Upstream, the effect is just as pronounced. Producers, showrunners, and rights holders face a smaller pool of buyers with comparable global reach. Negotiations tilt toward the entity that controls commissioning, distribution, and downstream monetization in one system. That concentration is exactly what antitrust regulators are trained to flag.
Theatrical Windows Miss the Core Issue
Netflix’s pledge to maintain a 45-day theatrical window for Warner Bros. films addressed a visible concern, but not the underlying one. The issue isn’t window length. It’s who controls the levers around release.
When production, marketing, theatrical strategy, and subscription monetization all sit under one balance sheet, theatrical distribution becomes an internal optimization decision. Marketing spend, release breadth, and sequel prioritization can all be adjusted without external negotiation.
Even if the window remains intact, theaters lose leverage because they’re no longer a required partner. Regulators have seen this pattern across other vertically integrated industries, which is why voluntary commitments carry limited weight.
Labor Economics Sit at the Center of the Risk
The hearing’s most substantive exchanges focused on labor, and that wasn’t accidental.

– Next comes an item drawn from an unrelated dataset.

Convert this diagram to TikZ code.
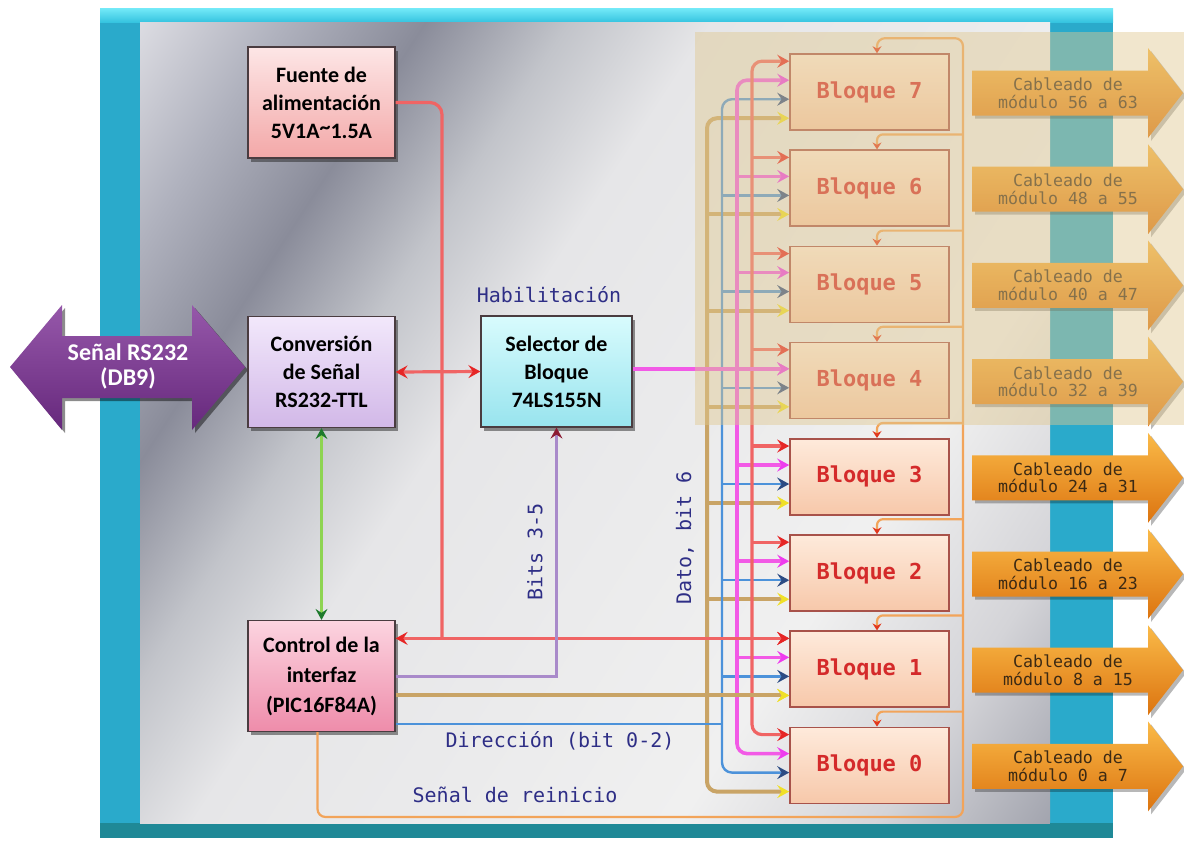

Consolidation reshapes labor markets faster than it reshapes consumer pricing.
Combining Netflix and Warner Bros. Discovery narrows the market for writers, production crews, technical staff, and execs. Netflix runs a highly centralized operating model. Warner Bros. Discovery has already gone through repeated restructurings. Integrating those systems creates immediate pressure to eliminate overlap in development, marketing, finance, and operations.
From a business standpoint, that rationalization improves margins. From a regulatory standpoint, it reduces competition for labor. Those outcomes are predictable, measurable, and difficult to rebut with aspirational job-creation claims.
Paramount’s Competing Bid Doesn’t Solve the Structural Problem
The presence of a competing offer from Paramount Skydance changes the cast, not the plot. The core question for regulators isn’t which buyer is preferable. It’s whether Warner Bros. Discovery should be absorbed by another major media company at all.
Both bids move control from a standalone entity into a larger portfolio where content decisions are optimized across a broader balance sheet. That framing weakens arguments based on relative execution quality or corporate culture. Antitrust analysis evaluates structure and outcomes, not intent.
YouTube Isn’t a Substitute in the Markets That Matter
Netflix argued that Alphabet’s YouTube competes for viewers, content, and advertising dollars. Lawmakers rejected that comparison because it collapses distinct markets into one.
User-generated video doesn’t compete with premium scripted entertainment for rights acquisition, top-tier talent, or studio infrastructure. It operates on a different cost structure and monetization model. Attention alone isn’t sufficient to define competition in antitrust terms.
Relying on YouTube as a counterweight highlights the limits of Netflix’s competitive framing rather than strengthening it.
The Streaming Wars Take
This deal is strategically coherent inside Netflix’s operating model. It tightens control over content economics, reduces external dependency, and improves margin visibility. Those gains accrue primarily to the combined company.
At the same time, the transaction concentrates power across distribution, production, and labor markets. Consumer choice narrows at the premium end. Buyer competition for talent declines. Independent pathways to scale diminish.
That tension explains the regulatory response. The decision facing the Department of Justice isn’t whether this deal makes sense for Netflix. It’s whether the market can absorb another layer of consolidation in premium entertainment without long-term competitive harm. The economics suggest why that question remains unresolved.